A new Wallowa County transient lodging tax will not be on the ballot in November.
Commissioners withdrew the proposed ballot measure that would have increased transient lodging taxes in the unincorporated areas of the county at a special session Sept. 5.
The tax was proposed as a way to fund a portion of the Wallowa County Sheriff’s Office budget and Wallowa County Fairgrounds operations.
The legality of the measure was challenged by David Hurley, owner of Eagle Cap Chalets at Wallowa Lake on Aug. 17. Attorney Benjamin Boyd of Hostetter Law Group represents Hurley.
Commissioners also received a letter for the Oregon Restaurant and Lodging Association advising them that the issue was on their radar and suggested a fairgrounds concept plan for spending the projected $90,720 in tax revenue was a good course of action. That group recently challenged Bend for misallocations of lodging tax dollars and won.
On Aug. 24, Hurley also filed a suit alleging commissioners violated Oregon Public Meetings Law in at least 17 ways in moving ahead with the ballot initiative.
On Aug. 30, Boyd argued in Wallowa County Circuit Court that the county had failed to file both the measure and the ballot title. Sept. 5, was the last day to move forward for the county.
Commissioner Susan Roberts moved that the commission withdraw from the proposed measure.
“This is an issue that will likely come up again,” Nash said. “I will take full responsibility for not having better buy-in, but if we want to fight on it, I’m willing to fight. It’s not what I want to do.”
He reminded attending the commissioner’s meeting that as a representative of the cattle industry, he was accustomed to a fighting and had taken fights clear to the legislature. He declared that he continued to consider the burden of supporting the fairgrounds and providing for a stronger Sheriff’s Office were part of the tourism industry’s responsibility.
Lodging business owner Doug Buska of Joseph thanked Nash for his comments and recommended that the fair board be reshaped because of a mixed message –– creating a convention center and a desire to focus on the fair alone.
“Is it about the fair or is it about the convention center?” Buska asked.
As constituted, the fair board is tasked with producing a fair.
“That’s all they’re really appointed to do,” said Commissioner Roberts.
Despite Nash’s frequent referrals to the success of other counties at operating their fair grounds as tourism attractions, Wallowa County does not have full-time management staff.
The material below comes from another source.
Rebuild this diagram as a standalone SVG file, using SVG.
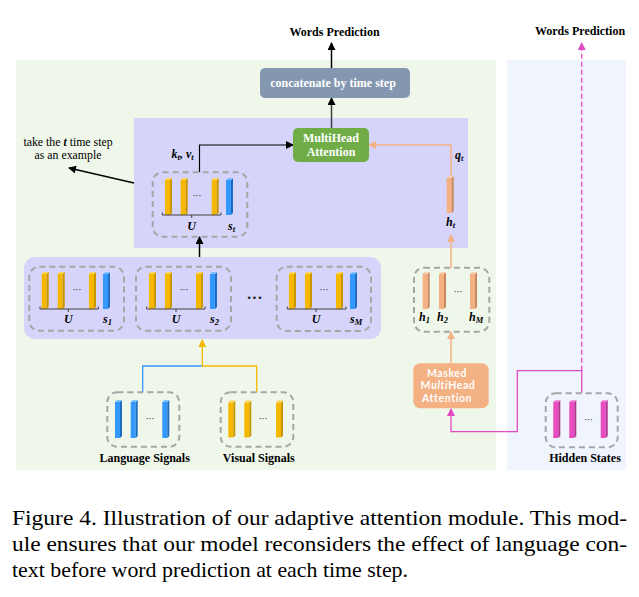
<svg xmlns="http://www.w3.org/2000/svg" width="639" height="597" viewBox="0 0 639 597">
<style>
.lbl{font-family:"Liberation Serif","Times New Roman",serif;font-weight:bold;font-size:12px;fill:#000}
.wbox{font-family:"Liberation Serif","Times New Roman",serif;font-weight:bold;fill:#fff}
.math{font-family:"Liberation Serif","Times New Roman",serif;font-weight:bold;font-style:italic;font-size:12px;fill:#000}
.sub{font-size:8.5px}
.dash{fill:none;stroke:#a6a6a6;stroke-width:2;stroke-dasharray:6 4}
.brk{fill:none;stroke:#404040;stroke-width:1}
.dots{font-family:"DejaVu Sans",sans-serif;font-size:9px;fill:#222}
.cap{font-family:"Liberation Serif","Times New Roman",serif;font-size:22px;fill:#000}
.note{font-family:"Liberation Serif","Times New Roman",serif;font-size:11.8px;fill:#000}
</style>
<defs>
<g id="barO"><rect x="0" y="2" width="5" height="35" fill="#f5b800"/><polygon points="5,2 7,0 7,35 5,37" fill="#c99600"/><polygon points="0,2 2,0 7,0 5,2" fill="#ffd34d"/></g>
<g id="barB"><rect x="0" y="2" width="5" height="35" fill="#3399ff"/><polygon points="5,2 7,0 7,35 5,37" fill="#1f6cc0"/><polygon points="0,2 2,0 7,0 5,2" fill="#7fc0ff"/></g>
<g id="barL"><rect x="0" y="2" width="5" height="36" fill="#3399ff"/><polygon points="5,2 7,0 7,36 5,38" fill="#1f6cc0"/><polygon points="0,2 2,0 7,0 5,2" fill="#7fc0ff"/></g>
<g id="barP"><rect x="0" y="2" width="5" height="35" fill="#f4b183"/><polygon points="5,2 7,0 7,35 5,37" fill="#c68a5e"/><polygon points="0,2 2,0 7,0 5,2" fill="#f9cfb0"/></g>
<g id="barK"><rect x="0" y="2" width="5" height="36" fill="#e84cc0"/><polygon points="5,2 7,0 7,36 5,38" fill="#b33290"/><polygon points="0,2 2,0 7,0 5,2" fill="#f28ad8"/></g>
<marker id="aBlk" markerWidth="8" markerHeight="8" refX="7" refY="4" orient="auto" markerUnits="userSpaceOnUse"><path d="M0,0 L8,4 L0,8 Z" fill="#000"/></marker>
<marker id="aPch" markerWidth="8" markerHeight="8" refX="7" refY="4" orient="auto" markerUnits="userSpaceOnUse"><path d="M0,0 L8,4 L0,8 Z" fill="#f4b183"/></marker>
<marker id="aOrg" markerWidth="8" markerHeight="8" refX="7" refY="4" orient="auto" markerUnits="userSpaceOnUse"><path d="M0,0 L8,4 L0,8 Z" fill="#f5b800"/></marker>
<marker id="aPnk" markerWidth="8" markerHeight="8" refX="7" refY="4" orient="auto" markerUnits="userSpaceOnUse"><path d="M0,0 L8,4 L0,8 Z" fill="#e04cc0"/></marker>
</defs>

<!-- panels -->
<g id="panels">
<rect x="16" y="60" width="480" height="410" fill="#eff7ea"/>
<rect x="507" y="60" width="119" height="410" fill="#f0f5fd"/>
<rect x="134" y="118" width="334" height="130" fill="#d6d4fb"/>
<rect x="24" y="257" width="357" height="82" rx="11" fill="#d6d4fb"/>
</g>

<!-- connectors -->
<g id="connectors" fill="none">
<line x1="331.5" y1="68" x2="331.5" y2="43" stroke="#000" stroke-width="1.5" marker-end="url(#aBlk)"/>
<line x1="331.5" y1="128" x2="331.5" y2="98" stroke="#404040" stroke-width="1.5" marker-end="url(#aBlk)"/>
<polyline points="199.5,172 199.5,145 293,145" stroke="#000" stroke-width="1.2" marker-end="url(#aBlk)"/>
<polyline points="451,176 451,145 369,145" stroke="#f4b183" stroke-width="1.5" marker-end="url(#aPch)"/>
<line x1="134" y1="183" x2="69" y2="168" stroke="#000" stroke-width="1.3" marker-end="url(#aBlk)"/>
<line x1="199.5" y1="257" x2="199.5" y2="237" stroke="#000" stroke-width="1.5" marker-end="url(#aBlk)"/>
<line x1="451" y1="268" x2="451" y2="235" stroke="#f4b183" stroke-width="1.5" marker-end="url(#aPch)"/>
<line x1="451" y1="363" x2="451" y2="332" stroke="#f4b183" stroke-width="1.5" marker-end="url(#aPch)"/>
<polyline points="142.7,392 142.7,366 202.3,366" stroke="#3399ff" stroke-width="1.3"/>
<polyline points="256.7,392 256.7,366 202.3,366 202.3,340" stroke="#f5b800" stroke-width="1.3" marker-end="url(#aOrg)"/>
<polyline points="581.7,393 581.7,370.7 517.3,370.7 517.3,431.7 451,431.7 451,409" stroke="#e04cc0" stroke-width="1.3" marker-end="url(#aPnk)"/>
<line x1="581.7" y1="370.7" x2="581.7" y2="43" stroke="#e04cc0" stroke-width="1.3" stroke-dasharray="5 3" marker-end="url(#aPnk)"/>
</g>

<!-- titles -->
<text class="lbl" x="334.5" y="35.5" text-anchor="middle">Words Prediction</text>
<text class="lbl" x="580" y="34.5" text-anchor="middle">Words Prediction</text>
<text class="note" x="68" y="145.5" text-anchor="middle">take the <tspan font-weight="bold" font-style="italic">t</tspan> time step</text>
<text class="note" x="68" y="159" text-anchor="middle">as an example</text>

<g id="concat">
<rect x="260" y="68" width="150" height="30" rx="5" fill="#8497b0"/>
<text class="wbox" x="333" y="86.5" font-size="12" text-anchor="middle">concatenate by time step</text>
</g>

<g id="multihead">
<rect x="293" y="128" width="76" height="34" rx="5" fill="#70ad47"/>
<text class="wbox" x="331" y="142" font-size="12" text-anchor="middle">MultiHead</text>
<text class="wbox" x="331" y="155.5" font-size="12" text-anchor="middle">Attention</text>
</g>

<g id="kv-label">
<text class="math" x="171.5" y="158">k<tspan class="sub" dy="2">t</tspan><tspan dy="-2">, v</tspan><tspan class="sub" dy="2">t</tspan></text>
</g>
<g id="q-label">
<text class="math" x="455" y="159">q<tspan class="sub" dy="2">t</tspan></text>
</g>

<g id="st-group">
<rect class="dash" x="152.7" y="172.3" width="94.6" height="64.4" rx="10"/>
<use href="#barO" x="165" y="178"/><use href="#barO" x="180.7" y="178"/><use href="#barO" x="211.7" y="178"/><use href="#barB" x="226" y="178"/>
<text class="dots" x="197" y="199" text-anchor="middle">···</text>
<path class="brk" d="M162.3,212.5 V215 H221 V212.5 M191.7,215 V218"/>
<text class="math" x="191.7" y="230" text-anchor="middle">U</text>
<text class="math" x="228" y="230">s<tspan class="sub" dy="2">t</tspan></text>
</g>

<g id="ht">
<use href="#barP" x="446.7" y="176"/>
<text class="math" x="446" y="226">h<tspan class="sub" dy="2">t</tspan></text>
</g>

<g id="g1">
<rect class="dash" x="29.3" y="266.7" width="94.7" height="64" rx="10"/>
<use href="#barO" x="41.7" y="272"/><use href="#barO" x="57.7" y="272"/><use href="#barO" x="89" y="272"/><use href="#barB" x="103" y="272"/>
<text class="dots" x="77" y="293" text-anchor="middle">···</text>
<path class="brk" d="M40,306.5 V309 H98.3 V306.5 M68.3,309 V312"/>
<text class="math" x="68.3" y="323" text-anchor="middle">U</text>
<text class="math" x="103" y="323">s<tspan class="sub" dy="2">1</tspan></text>
</g>

<g id="g2">
<rect class="dash" x="136" y="266.7" width="95" height="64" rx="10"/>
<use href="#barO" x="149" y="272"/><use href="#barO" x="165" y="272"/><use href="#barO" x="196" y="272"/><use href="#barB" x="210" y="272"/>
<text class="dots" x="184" y="293" text-anchor="middle">···</text>
<path class="brk" d="M146.7,306.5 V309 H205 V306.5 M176,309 V312"/>
<text class="math" x="176" y="323" text-anchor="middle">U</text>
<text class="math" x="210" y="323">s<tspan class="sub" dy="2">2</tspan></text>
</g>

<text class="dots" x="254.5" y="301" text-anchor="middle">•••</text>

<g id="g3">
<rect class="dash" x="276.7" y="266.7" width="94.3" height="64.3" rx="10"/>
<use href="#barO" x="289" y="272"/><use href="#barO" x="305" y="272"/><use href="#barO" x="336" y="272"/><use href="#barB" x="350" y="272"/>
<text class="dots" x="324" y="293" text-anchor="middle">···</text>
<path class="brk" d="M287.3,306.5 V309 H346 V306.5 M316,309 V312"/>
<text class="math" x="316" y="323" text-anchor="middle">U</text>
<text class="math" x="350" y="323">s<tspan class="sub" dy="2">M</tspan></text>
</g>

<g id="h-group">
<rect class="dash" x="414" y="267.7" width="75.3" height="64" rx="10"/>
<use href="#barP" x="422.7" y="272"/><use href="#barP" x="439" y="272"/><use href="#barP" x="470" y="272"/>
<text class="dots" x="458" y="295" text-anchor="middle">···</text>
<text class="math" x="419" y="321">h<tspan class="sub" dy="2">1</tspan></text>
<text class="math" x="437" y="321">h<tspan class="sub" dy="2">2</tspan></text>
<text class="math" x="469" y="321">h<tspan class="sub" dy="2">M</tspan></text>
</g>

<g id="masked">
<rect x="413.3" y="363.3" width="75.4" height="45" rx="7" fill="#f4b183"/>
<g font-family="Lato,sans-serif" font-weight="bold" font-size="10.5" fill="#fff" text-anchor="middle" letter-spacing="0.6">
<text x="447" y="376.5">Masked</text>
<text x="448" y="389">M<tspan font-style="italic">ulti</tspan>Head</text>
<text x="447" y="401.5">Attention</text>
</g>
</g>

<g id="language">
<rect class="dash" x="107.3" y="392.3" width="72" height="54.4" rx="10"/>
<use href="#barL" x="115" y="400"/><use href="#barL" x="130.7" y="400"/><use href="#barL" x="162.3" y="400"/>
<text class="dots" x="150" y="422" text-anchor="middle">···</text>
<text class="lbl" x="144.7" y="462" text-anchor="middle">Language Signals</text>
</g>

<g id="visual">
<rect class="dash" x="220.7" y="392.3" width="72.6" height="54.4" rx="10"/>
<use href="#barO" x="228.3" y="400.5"/><use href="#barO" x="244.3" y="400.5"/><use href="#barO" x="276" y="400.5"/>
<text class="dots" x="263" y="422" text-anchor="middle">···</text>
<text class="lbl" x="258.8" y="462" text-anchor="middle">Visual Signals</text>
</g>

<g id="hidden">
<rect class="dash" x="545.7" y="393.3" width="72" height="54" rx="10"/>
<use href="#barK" x="553.3" y="400"/><use href="#barK" x="569.3" y="400"/><use href="#barK" x="600.7" y="400"/>
<text class="dots" x="588.5" y="423" text-anchor="middle">···</text>
<text class="lbl" x="585" y="462" text-anchor="middle">Hidden States</text>
</g>

<g id="caption">
<text class="cap" x="12" y="525" textLength="615" lengthAdjust="spacingAndGlyphs">Figure 4. Illustration of our adaptive attention module. This mod-</text>
<text class="cap" x="12" y="551" textLength="615" lengthAdjust="spacingAndGlyphs">ule ensures that our model reconsiders the effect of language con-</text>
<text class="cap" x="12" y="577" textLength="396" lengthAdjust="spacingAndGlyphs">text before word prediction at each time step.</text>
</g>
</svg>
Counties with a robust convention center and other amenities have an overall fair manager, an event coordinator, a marketing manager, a volunteer coordinator and other organizational staff.
As Nash moved forward, volunteer members of the fair board have been sucked into providing proof of feasibility studies and master plans related to tourism they were not in their originally focus.
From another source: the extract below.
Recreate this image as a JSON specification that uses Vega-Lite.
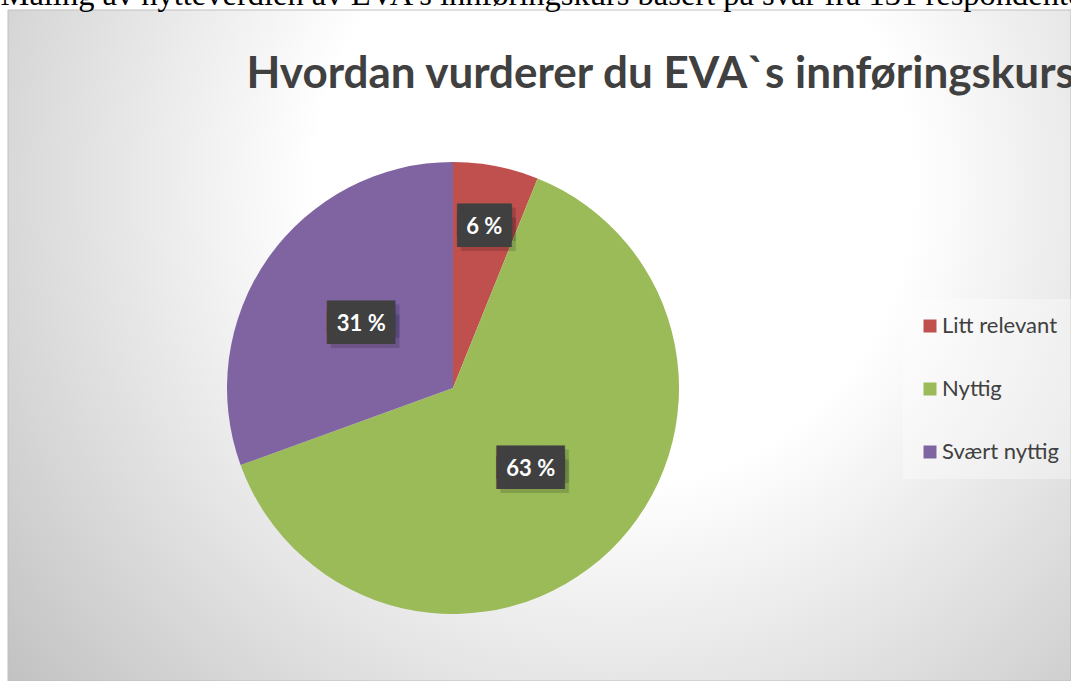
{
  "$schema": "https://vega.github.io/schema/vega-lite/v6.json",
  "width": 1063,
  "height": 671,
  "autosize": {"type": "none"},
  "padding": {"left": 8, "top": 10, "right": 0, "bottom": 0},
  "background": "#ffffff",
  "title": {
    "text": "Måling av nytteverdien av EVA's innføringskurs basert på svar fra 131 respondenter",
    "subtitle": "\u200b\u00a0\u00a0\u00a0\u00a0\u00a0\u00a0\u00a0\u00a0\u00a0\u00a0\u00a0\u00a0\u00a0\u00a0\u00a0\u00a0\u00a0\u00a0\u00a0\u00a0\u00a0\u00a0\u00a0Hvordan vurderer du EVA`s innføringskurs",
    "anchor": "start",
    "frame": "group",
    "dx": -7.5,
    "offset": -87,
    "font": "Liberation Serif",
    "fontSize": 32.5,
    "fontWeight": "normal",
    "color": "#000000",
    "subtitleFont": "Lato",
    "subtitleFontSize": 44,
    "subtitleFontWeight": "bold",
    "subtitleColor": "#404040",
    "subtitlePadding": 41
  },
  "config": {"view": {"stroke": null}},
  "layer": [
    {
      "data": {"values": [{}]},
      "mark": {
        "type": "rect",
        "stroke": "#bfbfbf",
        "strokeWidth": 1,
        "fill": {
          "gradient": "radial",
          "x1": 0.57, "y1": 0.35, "r1": 0,
          "x2": 0.57, "y2": 0.35, "r2": 0.78,
          "stops": [
            {"offset": 0, "color": "#ffffff"},
            {"offset": 0.36, "color": "#ffffff"},
            {"offset": 1, "color": "#bcbcbc"}
          ]
        }
      },
      "encoding": {}
    },
    {
      "data": {
        "values": [
          {"Kategori": "Litt relevant", "n": 8},
          {"Kategori": "Nyttig", "n": 83},
          {"Kategori": "Svært nyttig", "n": 40}
        ]
      },
      "transform": [
        {"joinaggregate": [{"op": "sum", "field": "n", "as": "total"}]},
        {"stack": "n", "groupby": [], "offset": "normalize", "sort": [{"field": "Kategori", "order": "ascending"}], "as": ["t0", "t1"]},
        {"calculate": "(datum.t0 + datum.t1) / 2", "as": "mid"},
        {"calculate": "format(round(100 * datum.n / datum.total), 'd') + ' %'", "as": "label"},
        {"calculate": "length(datum.label) > 3 ? '\u2588\u2588\u2588\u2588' : '\u2595\u2588\u2588\u2588\u258f'", "as": "box"}
      ],
      "layer": [
        {
          "mark": {"type": "arc", "outerRadius": 226, "xOffset": -86.5, "yOffset": 42.5},
          "encoding": {
            "theta": {"field": "t0", "type": "quantitative", "scale": {"domain": [0, 1], "nice": false}},
            "theta2": {"field": "t1"},
            "color": {
              "field": "Kategori",
              "type": "nominal",
              "scale": {"domain": ["Litt relevant", "Nyttig", "Svært nyttig"], "range": ["#C0504D", "#9BBB59", "#8064A2"]},
              "legend": {
                "title": null,
                "orient": "none",
                "legendX": 895,
                "legendY": 289,
                "direction": "vertical",
                "fillColor": "rgba(255,255,255,0.35)",
                "padding": 16,
                "symbolType": "square",
                "symbolSize": 169,
                "symbolStrokeWidth": 0,
                "symbolOpacity": 1,
                "labelFont": "Lato",
                "labelFontSize": 22,
                "labelColor": "#404040",
                "labelOffset": 1,
                "rowPadding": 41
              }
            }
          }
        },
        {
          "transform": [{"filter": "datum.n / datum.total < 0.1"}],
          "encoding": {
            "theta": {"field": "mid", "type": "quantitative"},
            "radius": {"value": 164}
          },
          "layer": [
            {"mark": {"type": "text", "font": "DejaVu Sans Mono", "fontSize": 28.2, "color": "#000000", "opacity": 0.15, "align": "center", "baseline": "middle", "xOffset": -82.5, "yOffset": 46.5, "dy": -5}, "encoding": {"text": {"field": "box"}}},
            {"mark": {"type": "text", "font": "DejaVu Sans Mono", "fontSize": 28.2, "color": "#000000", "opacity": 0.15, "align": "center", "baseline": "middle", "xOffset": -82.5, "yOffset": 46.5, "dy": 5}, "encoding": {"text": {"field": "box"}}},
            {"mark": {"type": "text", "font": "DejaVu Sans Mono", "fontSize": 28.2, "color": "#404040", "align": "center", "baseline": "middle", "xOffset": -86.5, "yOffset": 42.5, "dy": -5}, "encoding": {"text": {"field": "box"}}},
            {"mark": {"type": "text", "font": "DejaVu Sans Mono", "fontSize": 28.2, "color": "#404040", "align": "center", "baseline": "middle", "xOffset": -86.5, "yOffset": 42.5, "dy": 5}, "encoding": {"text": {"field": "box"}}},
            {"mark": {"type": "text", "font": "Lato", "fontSize": 22, "fontWeight": "bold", "color": "#ffffff", "align": "center", "baseline": "middle", "xOffset": -86.5, "yOffset": 42.5}, "encoding": {"text": {"field": "label"}}}
          ]
        },
        {
          "transform": [{"filter": "datum.n / datum.total >= 0.1"}],
          "encoding": {
            "theta": {"field": "mid", "type": "quantitative"},
            "radius": {"value": 112}
          },
          "layer": [
            {"mark": {"type": "text", "font": "DejaVu Sans Mono", "fontSize": 28.2, "color": "#000000", "opacity": 0.15, "align": "center", "baseline": "middle", "xOffset": -82.5, "yOffset": 46.5, "dy": -5}, "encoding": {"text": {"field": "box"}}},
            {"mark": {"type": "text", "font": "DejaVu Sans Mono", "fontSize": 28.2, "color": "#000000", "opacity": 0.15, "align": "center", "baseline": "middle", "xOffset": -82.5, "yOffset": 46.5, "dy": 5}, "encoding": {"text": {"field": "box"}}},
            {"mark": {"type": "text", "font": "DejaVu Sans Mono", "fontSize": 28.2, "color": "#404040", "align": "center", "baseline": "middle", "xOffset": -86.5, "yOffset": 42.5, "dy": -5}, "encoding": {"text": {"field": "box"}}},
            {"mark": {"type": "text", "font": "DejaVu Sans Mono", "fontSize": 28.2, "color": "#404040", "align": "center", "baseline": "middle", "xOffset": -86.5, "yOffset": 42.5, "dy": 5}, "encoding": {"text": {"field": "box"}}},
            {"mark": {"type": "text", "font": "Lato", "fontSize": 22, "fontWeight": "bold", "color": "#ffffff", "align": "center", "baseline": "middle", "xOffset": -86.5, "yOffset": 42.5}, "encoding": {"text": {"field": "label"}}}
          ]
        }
      ]
    }
  ]
}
As a result, their legitimate fair-centric focus seemed at odds with Oregon statute, which states that to be eligible for lodging tax dollars, a convention facility must generate “a majority of its business income from tourists,” and that a “tourism-related facility” in general have a “substantial purpose of supporting tourism or accommodating tourist activities.”
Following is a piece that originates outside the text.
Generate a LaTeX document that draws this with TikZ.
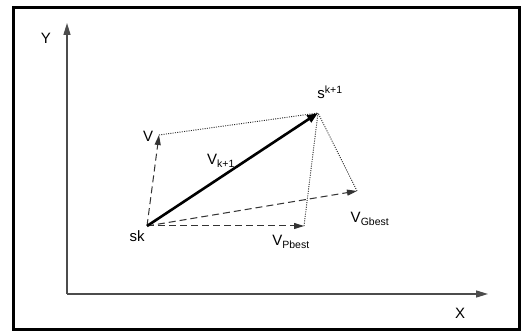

Commissioner Roberts admitted that what was expected of fair boards had changed over time and suggested that more assistance was needed.
“I think ... over time we need to look at all of these things (changes of focus) and ... have another group of folks who are willing to step forward and work on a larger picture for what could occur down there and how we could get the funding and what does that mean for the larger community of Wallowa County.”
Roberts said the commission would spend some time looking into those changes of responsibility and focus, possible increase of oversight or planning help and then bring the issue forward again in the future.
As regards the ongoing suit for violations of pubic meetings law, attorney Boyd said his client “appreciated (Commissioner Nash’s) heart and his spirit for taking responsibility for what my client sees as some pretty egregious failures with the public meetings law. We were encouraged with his commitment ... to make his best efforts to the best of his ability to follow the proper procedures in the future.”
Nevertheless, the county has approximately a month to answer David Hurley’s complaint, served Aug. 28, and settle the suit.
Boyd pointed out that the ultimate issue, which could not be addressed in this case, remained “whether, as it stands, Wallowa County could levy an increase in the (TLT) in order to fund what Commission Nash wants to fund over there. That’s the ultimate issue, and it looks like it’s going to be for another day.”